▸ **Source material**:

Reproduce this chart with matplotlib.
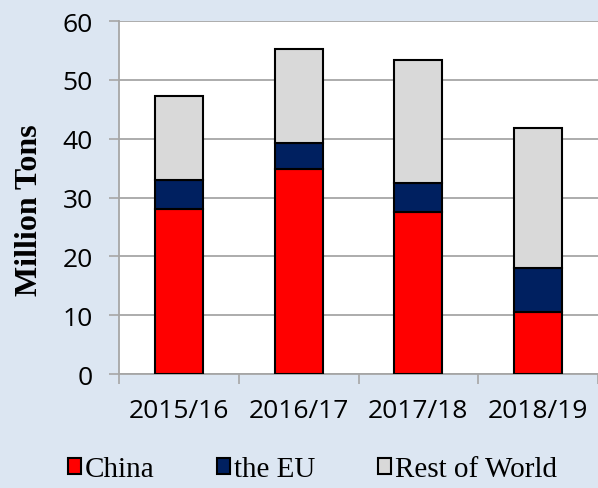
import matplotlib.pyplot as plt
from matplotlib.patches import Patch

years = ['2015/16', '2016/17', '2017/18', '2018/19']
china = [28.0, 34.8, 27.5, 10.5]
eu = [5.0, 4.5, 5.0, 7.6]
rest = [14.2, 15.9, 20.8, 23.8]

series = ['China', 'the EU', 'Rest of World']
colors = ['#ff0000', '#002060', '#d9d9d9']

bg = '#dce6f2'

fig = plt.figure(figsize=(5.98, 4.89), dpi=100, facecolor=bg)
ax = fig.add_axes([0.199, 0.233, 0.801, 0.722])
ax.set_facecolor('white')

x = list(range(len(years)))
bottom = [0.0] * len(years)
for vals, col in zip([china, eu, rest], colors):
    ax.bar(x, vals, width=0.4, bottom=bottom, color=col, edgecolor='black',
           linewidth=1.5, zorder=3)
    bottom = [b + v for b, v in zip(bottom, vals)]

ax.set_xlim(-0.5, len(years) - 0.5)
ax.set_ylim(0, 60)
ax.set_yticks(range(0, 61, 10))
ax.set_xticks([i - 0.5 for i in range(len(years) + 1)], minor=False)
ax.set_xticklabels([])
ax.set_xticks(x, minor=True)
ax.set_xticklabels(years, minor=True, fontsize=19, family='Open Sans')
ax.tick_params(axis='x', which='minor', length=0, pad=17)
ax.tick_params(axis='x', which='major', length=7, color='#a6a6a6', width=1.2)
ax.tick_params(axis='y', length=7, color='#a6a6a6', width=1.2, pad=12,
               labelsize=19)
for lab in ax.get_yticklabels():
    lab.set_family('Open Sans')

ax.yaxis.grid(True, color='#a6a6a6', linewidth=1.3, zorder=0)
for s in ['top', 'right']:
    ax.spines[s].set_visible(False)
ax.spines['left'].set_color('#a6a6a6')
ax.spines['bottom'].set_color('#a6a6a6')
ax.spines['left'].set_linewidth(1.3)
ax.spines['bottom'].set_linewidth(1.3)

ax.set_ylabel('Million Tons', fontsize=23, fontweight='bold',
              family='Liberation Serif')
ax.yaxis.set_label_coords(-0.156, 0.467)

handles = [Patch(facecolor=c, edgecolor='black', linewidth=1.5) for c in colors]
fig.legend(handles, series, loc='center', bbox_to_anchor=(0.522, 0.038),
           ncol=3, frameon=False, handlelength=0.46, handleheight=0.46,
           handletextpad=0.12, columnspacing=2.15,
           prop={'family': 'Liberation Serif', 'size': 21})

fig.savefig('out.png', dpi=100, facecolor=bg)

▸ **Exercise**: Copy out each line of the data containing the string "matplotlib".

▸ **Answer in full**:
Reproduce this chart with matplotlib.
import matplotlib.pyplot as plt
from matplotlib.patches import Patch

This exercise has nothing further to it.